**RECORDED DATA**
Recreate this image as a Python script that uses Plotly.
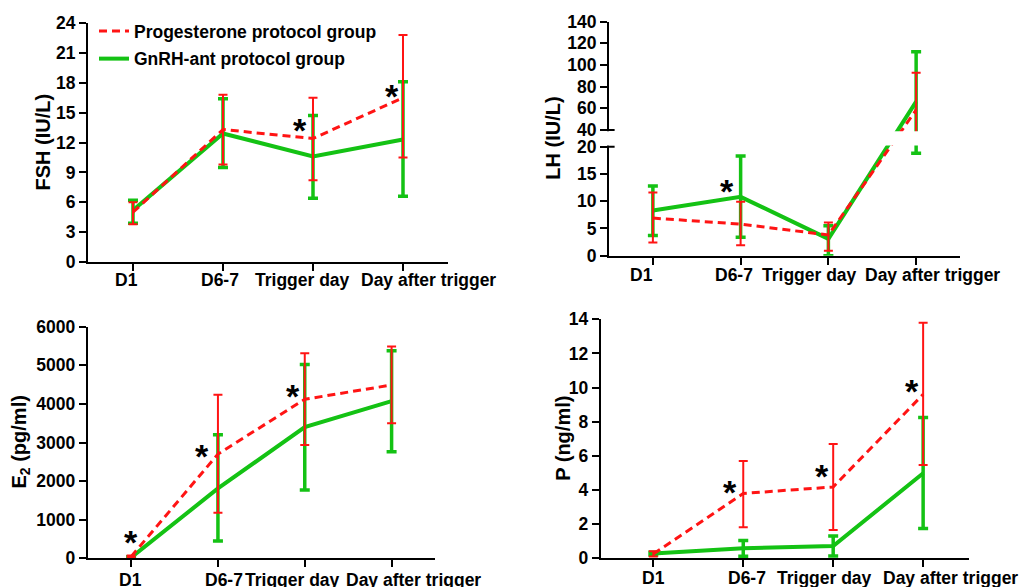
import plotly.graph_objects as go

# ---------------- data ----------------
categories = ["D1", "D6-7", "Trigger day", "Day after trigger"]

fsh_prog_mean = [5.0, 13.3, 12.4, 16.5]
fsh_prog_upper = [6.0, 16.8, 16.5, 22.8]
fsh_prog_lower = [3.8, 9.8, 8.2, 10.5]
fsh_gnrh_mean = [5.2, 12.9, 10.6, 12.3]
fsh_gnrh_upper = [6.2, 16.4, 14.7, 18.1]
fsh_gnrh_lower = [3.9, 9.5, 6.4, 6.6]

lh_prog_mean = [6.9, 5.8, 3.8, 58.5]
lh_prog_upper = [11.6, 9.9, 6.1, 92.9]
lh_prog_lower = [2.4, 1.9, 0.9, 24.0]
lh_gnrh_mean = [8.3, 10.8, 3.1, 66.2]
lh_gnrh_upper = [12.8, 18.3, 5.5, 112.3]
lh_gnrh_lower = [3.7, 3.4, 0.0, 18.8]
lh_tick_values = [0, 5, 10, 15, 20, 40, 60, 80, 100, 120, 140]

e2_prog_mean = [43, 2700, 4120, 4490]
e2_prog_upper = [70, 4240, 5310, 5490]
e2_prog_lower = [20, 1180, 2935, 3500]
e2_gnrh_mean = [20, 1810, 3400, 4070]
e2_gnrh_upper = [40, 3200, 5020, 5380]
e2_gnrh_lower = [0, 450, 1770, 2760]

p_prog_mean = [0.25, 3.80, 4.18, 9.60]
p_prog_upper = [0.42, 5.70, 6.70, 13.80]
p_prog_lower = [0.10, 1.82, 1.66, 5.47]
p_gnrh_mean = [0.28, 0.59, 0.72, 4.98]
p_gnrh_upper = [0.35, 1.05, 1.31, 8.25]
p_gnrh_lower = [0.20, 0.12, 0.14, 1.75]

# significance asterisks (x in category-index units, y in data units)
fsh_sig_x = [1.86, 2.88]
fsh_sig_y = [13.6, 17.0]
lh_sig_x = [0.84]
lh_sig_y = [12.4]
e2_sig_x = [0.0, 0.82, 1.86]
e2_sig_y = [490, 2720, 4270]
p_sig_x = [0.85, 1.88, 2.88]
p_sig_y = [4.04, 4.98, 9.96]

series_names = ["Progesterone protocol group", "GnRH-ant protocol group"]

# ---------------- style / layout ----------------
W, H = 1020, 587
FONT = "Liberation Sans, Arial, Helvetica, sans-serif"
RED = "#FF1414"
GREEN = "#14C214"


def fx(px):
    return px / W


def fy(py):
    return 1 - py / H


# LH broken axis: 0-20 (lower segment) and 40-140 (upper, compressed) on one scale
LH_LOW, LH_HIGH, LH_TOP = 20, 40, 140
LH_BOTTOM_PX, LH_BREAK_LO_PX, LH_BREAK_HI_PX, LH_TOP_PX = 255.7, 146.7, 130.0, 21.7
_unit = (LH_BOTTOM_PX - LH_BREAK_LO_PX) / LH_LOW            # px per unit, lower segment
_gap = (LH_BREAK_LO_PX - LH_BREAK_HI_PX) / _unit             # gap in axis units
_k = ((LH_BREAK_HI_PX - LH_TOP_PX) / (LH_TOP - LH_HIGH)) / _unit


def lh_scale(v):
    if v <= LH_LOW:
        return v
    if v >= LH_HIGH:
        return LH_LOW + _gap + (v - LH_HIGH) * _k
    return LH_LOW + (v - LH_LOW) / (LH_HIGH - LH_LOW) * _gap


fig = go.Figure()


def add_pair(xa, ya, pm, pu, pl, gm, gu, gl, legend=False, f=lambda v: v):
    pm, pu, pl, gm, gu, gl = ([f(v) for v in s] for s in (pm, pu, pl, gm, gu, gl))
    # green first so the red series draws on top
    fig.add_trace(go.Scatter(
        x=categories, y=gm, xaxis=xa, yaxis=ya, mode="lines",
        name=series_names[1], legendgroup="g", legendrank=2, showlegend=legend,
        line=dict(color=GREEN, width=4),
        error_y=dict(type="data", symmetric=False,
                     array=[u - m for u, m in zip(gu, gm)],
                     arrayminus=[m - l for m, l in zip(gm, gl)],
                     color=GREEN, thickness=3.5, width=5),
        hoverinfo="skip"))
    fig.add_trace(go.Scatter(
        x=categories, y=pm, xaxis=xa, yaxis=ya, mode="lines",
        name=series_names[0], legendgroup="p", legendrank=1, showlegend=legend,
        line=dict(color=RED, width=3, dash="8px,5px"),
        error_y=dict(type="data", symmetric=False,
                     array=[u - m for u, m in zip(pu, pm)],
                     arrayminus=[m - l for m, l in zip(pm, pl)],
                     color=RED, thickness=2, width=4.5),
        hoverinfo="skip"))


add_pair("x", "y", fsh_prog_mean, fsh_prog_upper, fsh_prog_lower,
         fsh_gnrh_mean, fsh_gnrh_upper, fsh_gnrh_lower, legend=True)
add_pair("x2", "y2", lh_prog_mean, lh_prog_upper, lh_prog_lower,
         lh_gnrh_mean, lh_gnrh_upper, lh_gnrh_lower, f=lh_scale)
add_pair("x3", "y3", e2_prog_mean, e2_prog_upper, e2_prog_lower,
         e2_gnrh_mean, e2_gnrh_upper, e2_gnrh_lower)
add_pair("x4", "y4", p_prog_mean, p_prog_upper, p_prog_lower,
         p_gnrh_mean, p_gnrh_upper, p_gnrh_lower)

FS = 17.5
tickfont = dict(family=FONT, size=FS, color="black", weight="bold")
common_axis = dict(showgrid=False, zeroline=False, showline=True, linecolor="black",
                   linewidth=2, ticks="outside", ticklen=7, tickwidth=2,
                   tickcolor="black", tickfont=tickfont, automargin=False)

xcommon = dict(common_axis, type="category", showticklabels=False)

fig.update_layout(
    template="none",
    width=W, height=H, autosize=False,
    margin=dict(l=0, r=0, t=0, b=0, pad=0),
    paper_bgcolor="white", plot_bgcolor="white",
    font=dict(family=FONT, color="black"),
    xaxis=dict(xcommon, domain=[fx(88), fx(448)], anchor="y", range=[-0.5, 3.5]),
    yaxis=dict(common_axis, domain=[fy(262), fy(23)], anchor="x", range=[0, 24], dtick=3),
    xaxis2=dict(xcommon, domain=[fx(609), fx(960)], anchor="y2", range=[-0.5, 3.5]),
    yaxis2=dict(common_axis, domain=[fy(LH_BOTTOM_PX), fy(LH_TOP_PX)], anchor="x2",
                range=[0, lh_scale(LH_TOP)], tickmode="array",
                tickvals=[lh_scale(v) for v in lh_tick_values],
                ticktext=[str(v) for v in lh_tick_values]),
    xaxis3=dict(xcommon, domain=[fx(87.7), fx(435)], anchor="y3", range=[-0.5, 3.5]),
    yaxis3=dict(common_axis, domain=[fy(558.3), fy(326.7)], anchor="x3", range=[0, 6000], dtick=1000),
    xaxis4=dict(xcommon, domain=[fx(600.7), fx(969)], anchor="y4", range=[-0.585, 3.51]),
    yaxis4=dict(common_axis, domain=[fy(558.3), fy(319.3)], anchor="x4", range=[0, 14], dtick=2),
    showlegend=True,
    legend=dict(x=fx(94), y=fy(13), xanchor="left", yanchor="top",
                bgcolor="rgba(0,0,0,0)", tracegroupgap=2, itemwidth=30,
                font=dict(family=FONT, size=FS, color="black", weight="bold")),
)

# LH axis break: blank band plus short break marks
eps = 1.2 / _unit
fig.add_shape(type="rect", xref="x2 domain", yref="y2", x0=-0.01, x1=1.0,
              y0=lh_scale(LH_LOW) + eps, y1=lh_scale(LH_HIGH) - eps,
              fillcolor="white", line=dict(width=0), layer="above")
for v in (LH_LOW, LH_HIGH):
    fig.add_shape(type="line", xref="x2 domain", yref="y2", x0=0, x1=0.016,
                  y0=lh_scale(v), y1=lh_scale(v), line=dict(color="black", width=2),
                  layer="above")

# category labels (nudged to avoid overlaps, like the original)
label_font = dict(family=FONT, size=FS, color="black", weight="bold")
panels = [
    ("x", "y domain", [-6.7, -2.7, -10.3, 25.7], -18),
    ("x2", "y2 domain", [-11, -6.7, -19, 16.7], -19),
    ("x3", "y3 domain", [-0.7, 5.7, -12.7, 21.7], -22),
    ("x4", "y4 domain", [0, 3.7, -8.3, 27], -20),
]
for xa, yd, shifts, ysh in panels:
    for i, cat in enumerate(categories):
        fig.add_annotation(x=i, xref=xa, y=0, yref=yd, text=cat, showarrow=False,
                           xshift=shifts[i], yshift=ysh, xanchor="center", yanchor="middle",
                           font=label_font)

# y-axis titles
title_font = dict(family=FONT, size=20, color="black", weight="bold")
for text, px, py in [("FSH (IU/L)", 42, 142.5), ("LH (IU/L)", 553, 138.7),
                     ("E<sub>2</sub> (pg/ml)", 20, 442.5), ("P (ng/ml)", 563, 438.8)]:
    fig.add_annotation(x=fx(px), y=fy(py), xref="paper", yref="paper", text=text,
                       textangle=-90, showarrow=False, xanchor="center", yanchor="middle",
                       font=title_font)

# significance asterisks
star_font = dict(family=FONT, size=34, color="black", weight="bold")
for xa, ya, xs, ys in [("x", "y", fsh_sig_x, fsh_sig_y), ("x2", "y2", lh_sig_x, lh_sig_y),
                       ("x3", "y3", e2_sig_x, e2_sig_y), ("x4", "y4", p_sig_x, p_sig_y)]:
    for xv, yv in zip(xs, ys):
        fig.add_annotation(x=xv, y=yv, xref=xa, yref=ya, text="*", showarrow=False,
                           xanchor="center", yanchor="middle", yshift=-3, font=star_font)

# remove the default page margin so the figure sits at the window's top-left corner
fig.write_html("out.html", config={"displayModeBar": False},
               post_script="document.body.style.margin='0';")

**WORK TO COMPLETE**
With the pictures left out, restate word for word every line of the data above, from the first down to the line that contains "e2_gnrh_lower = [0, 450, 1770, 2760]".

**WRITTEN REPLY**
Recreate this image as a Python script that uses Plotly.
import plotly.graph_objects as go

# ---------------- data ----------------
categories = ["D1", "D6-7", "Trigger day", "Day after trigger"]

fsh_prog_mean = [5.0, 13.3, 12.4, 16.5]
fsh_prog_upper = [6.0, 16.8, 16.5, 22.8]
fsh_prog_lower = [3.8, 9.8, 8.2, 10.5]
fsh_gnrh_mean = [5.2, 12.9, 10.6, 12.3]
fsh_gnrh_upper = [6.2, 16.4, 14.7, 18.1]
fsh_gnrh_lower = [3.9, 9.5, 6.4, 6.6]

lh_prog_mean = [6.9, 5.8, 3.8, 58.5]
lh_prog_upper = [11.6, 9.9, 6.1, 92.9]
lh_prog_lower = [2.4, 1.9, 0.9, 24.0]
lh_gnrh_mean = [8.3, 10.8, 3.1, 66.2]
lh_gnrh_upper = [12.8, 18.3, 5.5, 112.3]
lh_gnrh_lower = [3.7, 3.4, 0.0, 18.8]
lh_tick_values = [0, 5, 10, 15, 20, 40, 60, 80, 100, 120, 140]

e2_prog_mean = [43, 2700, 4120, 4490]
e2_prog_upper = [70, 4240, 5310, 5490]
e2_prog_lower = [20, 1180, 2935, 3500]
e2_gnrh_mean = [20, 1810, 3400, 4070]
e2_gnrh_upper = [40, 3200, 5020, 5380]
e2_gnrh_lower = [0, 450, 1770, 2760]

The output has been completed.